***** Data
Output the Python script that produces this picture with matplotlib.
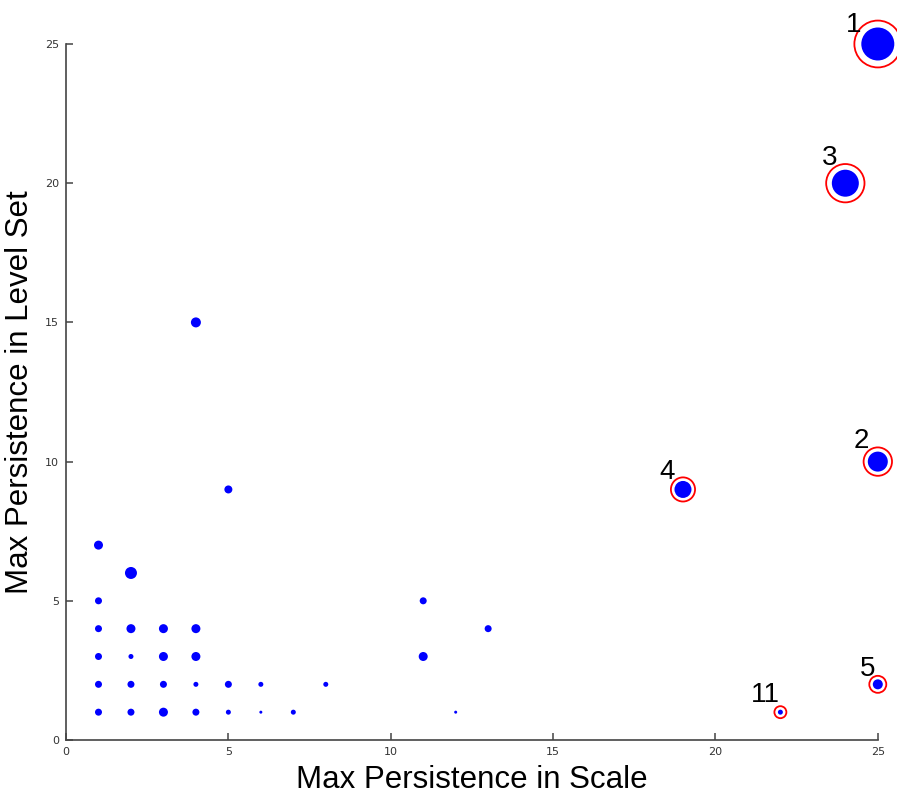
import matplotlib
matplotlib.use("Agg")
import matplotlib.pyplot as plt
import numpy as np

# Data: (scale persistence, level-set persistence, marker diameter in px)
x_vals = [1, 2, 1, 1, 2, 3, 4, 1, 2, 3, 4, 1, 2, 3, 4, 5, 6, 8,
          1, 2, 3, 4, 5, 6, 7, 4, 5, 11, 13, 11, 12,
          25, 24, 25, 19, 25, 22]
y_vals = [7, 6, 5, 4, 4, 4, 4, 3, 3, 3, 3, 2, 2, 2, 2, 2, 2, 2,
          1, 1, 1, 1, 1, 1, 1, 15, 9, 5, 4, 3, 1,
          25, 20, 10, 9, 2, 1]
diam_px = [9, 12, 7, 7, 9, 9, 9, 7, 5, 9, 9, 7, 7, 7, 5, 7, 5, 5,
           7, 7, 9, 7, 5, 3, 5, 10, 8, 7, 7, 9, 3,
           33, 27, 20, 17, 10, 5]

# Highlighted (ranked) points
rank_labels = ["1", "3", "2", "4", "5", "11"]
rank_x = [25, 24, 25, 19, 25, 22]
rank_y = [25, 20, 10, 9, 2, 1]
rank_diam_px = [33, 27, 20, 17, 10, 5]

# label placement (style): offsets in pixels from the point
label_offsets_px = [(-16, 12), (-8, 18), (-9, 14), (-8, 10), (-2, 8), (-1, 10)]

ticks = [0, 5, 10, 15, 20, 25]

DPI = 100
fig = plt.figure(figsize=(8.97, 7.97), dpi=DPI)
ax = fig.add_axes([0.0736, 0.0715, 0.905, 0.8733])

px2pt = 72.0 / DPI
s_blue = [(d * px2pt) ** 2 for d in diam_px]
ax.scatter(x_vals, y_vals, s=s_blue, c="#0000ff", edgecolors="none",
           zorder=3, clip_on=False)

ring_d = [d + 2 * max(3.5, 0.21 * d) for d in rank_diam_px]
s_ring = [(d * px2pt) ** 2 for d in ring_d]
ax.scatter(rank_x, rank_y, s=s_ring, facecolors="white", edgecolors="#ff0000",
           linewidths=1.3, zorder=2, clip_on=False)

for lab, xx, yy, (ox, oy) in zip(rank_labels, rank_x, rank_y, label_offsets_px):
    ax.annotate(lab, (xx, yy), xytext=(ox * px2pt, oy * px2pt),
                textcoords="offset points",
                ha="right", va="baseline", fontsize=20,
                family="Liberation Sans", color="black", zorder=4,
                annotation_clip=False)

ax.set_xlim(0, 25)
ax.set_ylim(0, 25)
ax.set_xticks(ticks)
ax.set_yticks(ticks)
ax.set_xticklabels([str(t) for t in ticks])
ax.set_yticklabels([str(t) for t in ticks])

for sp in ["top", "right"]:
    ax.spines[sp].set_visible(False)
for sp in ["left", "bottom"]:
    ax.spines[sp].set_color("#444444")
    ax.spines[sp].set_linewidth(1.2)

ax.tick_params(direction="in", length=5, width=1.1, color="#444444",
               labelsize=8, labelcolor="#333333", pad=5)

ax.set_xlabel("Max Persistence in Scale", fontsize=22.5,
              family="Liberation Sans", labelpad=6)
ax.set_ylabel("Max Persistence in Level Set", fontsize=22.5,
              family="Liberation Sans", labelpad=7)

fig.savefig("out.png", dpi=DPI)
**********
**The task**
Copy every line of the data that holds the string "matplotlib".

**Task result**
Output the Python script that produces this picture with matplotlib.
import matplotlib
matplotlib.use("Agg")
import matplotlib.pyplot as plt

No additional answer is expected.